Susan Wiaczek has been given planning permission to convert the Roggerham Gate Inn in Todmorden Road on the hills above Briercliffe into a private house.

Although the pub is still trading she and her husband, the current licensees, are seeking to retire and attempts to sell it as a going concern have failed.

Burnley Council planners have approved the change of use opening up the option for the couple to convert it into a family home.

A supporting statement submitted to the authority said: "The only physical works to the building will be the removal of the bar.

"There will be no other external or internal changes to the building.

"The rear car park will be changed to a garden area at some time in the future.

"The application site is located approximately five kilometres North-East of Burnley Town Centre in open countryside and sits adjacent to a number of dwellings.

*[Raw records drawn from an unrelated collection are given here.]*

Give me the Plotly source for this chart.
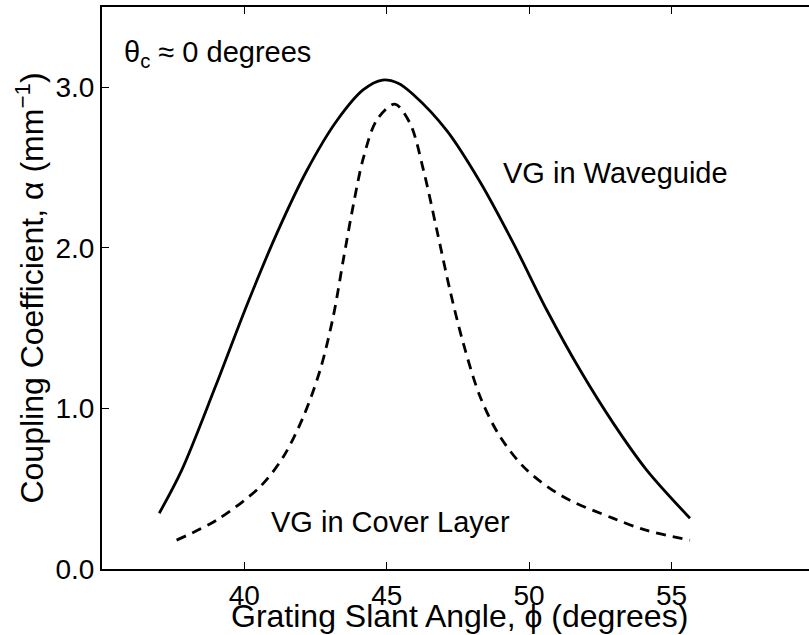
import plotly.graph_objects as go

# Solid curve: VG in Waveguide
wg_x = [37.01, 37.80, 38.97, 40.08, 41.14, 42.19, 43.24, 44.18, 44.85, 45.40,
        45.93, 47.11, 48.28, 49.45, 50.62, 51.79, 52.96, 54.13, 55.65]
wg_y = [0.347, 0.616, 1.130, 1.640, 2.090, 2.480, 2.790, 2.985, 3.045, 3.025,
        2.955, 2.730, 2.410, 2.028, 1.613, 1.239, 0.907, 0.616, 0.316]

# Dashed curve: VG in Cover Layer
cv_x = [37.62, 39.03, 40.55, 41.37, 42.07, 42.66, 43.12, 43.48, 43.83, 44.18, 44.65, 45.28,
        45.82, 46.29, 46.76, 47.22, 47.69, 48.28, 48.98, 49.92, 51.20, 52.96, 54.13, 55.65]
cv_y = [0.18, 0.305, 0.512, 0.699, 0.948, 1.239, 1.571, 1.930, 2.270, 2.560, 2.796, 2.895,
        2.775, 2.484, 2.111, 1.737, 1.405, 1.073, 0.824, 0.616, 0.450, 0.315, 0.240, 0.18]

x_ticks = [40, 45, 50, 55]
y_ticks = [0.0, 1.0, 2.0, 3.0]
y_tick_labels = ["0.0", "1.0", "2.0", "3.0"]

FONT = "Liberation Sans, Arial, Helvetica, sans-serif"

fig = go.Figure()
fig.add_trace(go.Scatter(x=wg_x, y=wg_y, mode="lines",
                         line=dict(color="black", width=2.8, shape="spline", smoothing=0.9),
                         showlegend=False))
fig.add_trace(go.Scatter(x=cv_x, y=cv_y, mode="lines",
                         line=dict(color="black", width=2.8, dash="10px,7px", shape="spline", smoothing=0.9),
                         showlegend=False))

fig.add_annotation(x=35.70, y=0.9164, xref="x", yref="paper", xanchor="left", yanchor="middle",
                   text="θ<sub>c</sub> ≈ 0 degrees", showarrow=False, font=dict(size=29, color="black", family=FONT))
fig.add_annotation(x=49.00, y=2.466, xanchor="left", yanchor="middle",
                   text="VG in Waveguide", showarrow=False, font=dict(size=29, color="black", family=FONT))
fig.add_annotation(x=40.85, y=0.293, xanchor="left", yanchor="middle",
                   text="VG in Cover Layer", showarrow=False, font=dict(size=29, color="black", family=FONT))
# x-axis title (placed to overlap tick labels slightly, as in the original)
fig.add_annotation(x=47.57, y=-0.0836, xref="x", yref="paper", xanchor="center", yanchor="middle",
                   text="Grating Slant Angle, ϕ (degrees)", showarrow=False,
                   font=dict(size=32, color="black", family=FONT))

fig.update_layout(
    width=809, height=635,
    margin=dict(l=102, r=0, t=7, b=66),
    plot_bgcolor="white", paper_bgcolor="white",
    font=dict(family=FONT, size=28, color="black"),
    xaxis=dict(range=[35, 59.83], tickvals=x_ticks, ticks="inside", ticklen=7, tickwidth=1, tickcolor="black",
               showline=True, linecolor="black", linewidth=2, mirror="ticks", showgrid=False, zeroline=False,
               tickfont=dict(size=28)),
    yaxis=dict(range=[0, 3.5], tickvals=y_ticks, ticktext=y_tick_labels, ticks="inside", ticklen=7, tickwidth=1,
               tickcolor="black", showline=True, linecolor="black", linewidth=2, showgrid=False, zeroline=False,
               tickfont=dict(size=28),
               title=dict(text="Coupling Coefficient, α (mm<sup>−1</sup>)", standoff=2, font=dict(size=32))),
)

fig.write_html("out.html")
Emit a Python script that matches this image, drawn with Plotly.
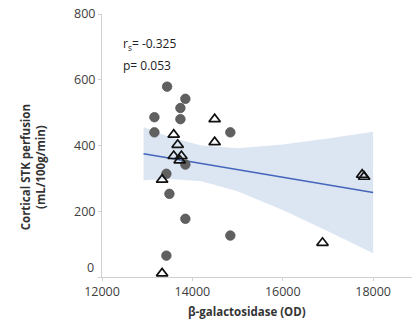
import plotly.graph_objects as go

# Data
circle_x = [13441, 13845, 13735, 13160, 13735, 13160, 14840, 13845, 13425, 13492, 13845, 14840, 13425]
circle_y = [579, 542, 514, 486, 480, 440, 440, 342, 314, 253, 177, 126, 65]

tri_x = [14493, 13587, 14493, 13675, 13587, 13757, 13719, 13330, 13330, 17757, 17801, 16880]
tri_y = [480, 433, 410, 402, 368, 368, 355, 296, 11, 311, 305, 104]

fit_x = [12920, 13500, 14200, 15000, 16000, 17000, 18000]
fit_y = [375, 361.5, 345.3, 326.7, 303.5, 280.3, 257.1]
ci_upper = [456, 425, 400, 392, 403, 421, 442]
ci_lower = [294, 298, 291, 261, 204, 139, 72]

x_ticks = [12000, 14000, 16000, 18000]
y_ticks = [0, 200, 400, 600, 800]
y_labels = ["", "200", "400", "600", "800"]

FONT = "Open Sans"

fig = go.Figure()

fig.add_trace(go.Scatter(
    x=fit_x + fit_x[::-1], y=ci_upper + ci_lower[::-1],
    fill="toself", fillcolor="#dce5f2", line=dict(width=0),
    mode="lines", hoverinfo="skip", showlegend=False))

fig.add_trace(go.Scatter(
    x=fit_x, y=fit_y, mode="lines",
    line=dict(color="#4466bb", width=1.6), showlegend=False))

fig.add_trace(go.Scatter(
    x=circle_x, y=circle_y, mode="markers",
    marker=dict(symbol="circle", size=9.5, color="#606060",
                line=dict(color="#555555", width=0.8)),
    showlegend=False, cliponaxis=False))

fig.add_trace(go.Scatter(
    x=tri_x, y=tri_y, mode="markers",
    marker=dict(symbol="triangle-up-open", size=10, color="#111111",
                line=dict(color="#111111", width=1.7)),
    showlegend=False, cliponaxis=False))

# "0" tick label sits a little above the axis line in the reference
fig.add_annotation(xref="paper", yref="y", x=0, y=y_ticks[0], yshift=10,
                   text="0", showarrow=False, xanchor="right", xshift=-6, yanchor="middle",
                   font=dict(family=FONT, size=12.5, color="#404040"))

fig.add_annotation(xref="paper", yref="paper", x=0.06, y=(277.5 - 44.5) / 263.5,
                   text="r<sub>s</sub>= -0.325", showarrow=False, xanchor="left", yanchor="middle",
                   font=dict(family=FONT, size=12, color="#222222"))
fig.add_annotation(xref="paper", yref="paper", x=0.06, y=(277.5 - 66) / 263.5,
                   text="p= 0.053", showarrow=False, xanchor="left", yanchor="middle",
                   font=dict(family=FONT, size=12, color="#222222"))

fig.add_annotation(xref="paper", yref="paper", x=(32 - 101.5) / 310.5, y=(277.5 - 168) / 263.5,
                   text="<b>Cortical STK perfusion<br>(mL/100g/min)</b>", textangle=-90,
                   showarrow=False, xanchor="center", yanchor="middle",
                   font=dict(family=FONT, size=11.5, color="#333333"))
fig.add_annotation(xref="paper", yref="paper", x=(247 - 101.5) / 310.5, y=(277.5 - 312) / 263.5,
                   text="<b>β-galactosidase (OD)</b>",
                   showarrow=False, xanchor="center", yanchor="middle",
                   font=dict(family=FONT, size=11.5, color="#333333"))

fig.update_layout(
    width=413, height=332,
    margin=dict(l=102, r=1, t=14, b=54.5),
    paper_bgcolor="white", plot_bgcolor="white",
    font=dict(family=FONT, size=12.5, color="#404040"),
    xaxis=dict(range=[12000, 18860], tickvals=x_ticks, ticktext=[str(v) for v in x_ticks],
               showgrid=False, zeroline=False, showline=True, linecolor="#d0d0d0", linewidth=1,
               ticks="outside", ticklen=3, tickcolor="#d0d0d0"),
    yaxis=dict(range=[0, 800], tickvals=y_ticks, ticktext=y_labels,
               showgrid=False, zeroline=False, showline=True, linecolor="#d0d0d0", linewidth=1,
               ticks="outside", ticklen=3, tickcolor="#d0d0d0"),
)

fig.write_html("out.html")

"It consists of a large stone built public house which includes living accommodation.

"The building is of a permanent and substantial construction, is structurally sound and capable of conversion and any important architectural and historical features are retained.

"The building is currently in use as a public house.

"The conversion can be carried out without major extensions to the existing building or the construction of ancillary buildings.

"The conversion does not adversely affect the character, rural setting, and appearance of the surrounding landscape.

"The Roggerham Gate Inn has been up for sale with Kings Business Transfer since October 2010. When originally put on the market the asking price was £520,000.

"In 2016 following very little interest in the property and business, the price was reduced to £300,000.

"In 2019, improvements were made to the living quarters and as a result the price of the property and business was increased to £339,950

"During the 10 years the property has been on the market, there have been seven requested appointments for viewings, of which two were not attended.

"The public house is currently still trading.

"However, the applicants are currently looking to retire.

"It is considered that the evidence has shown that there is no future demand for a public house in this location.

"The conversion would secure a long-term use for the building to ensure the existing character of the landscape is protected."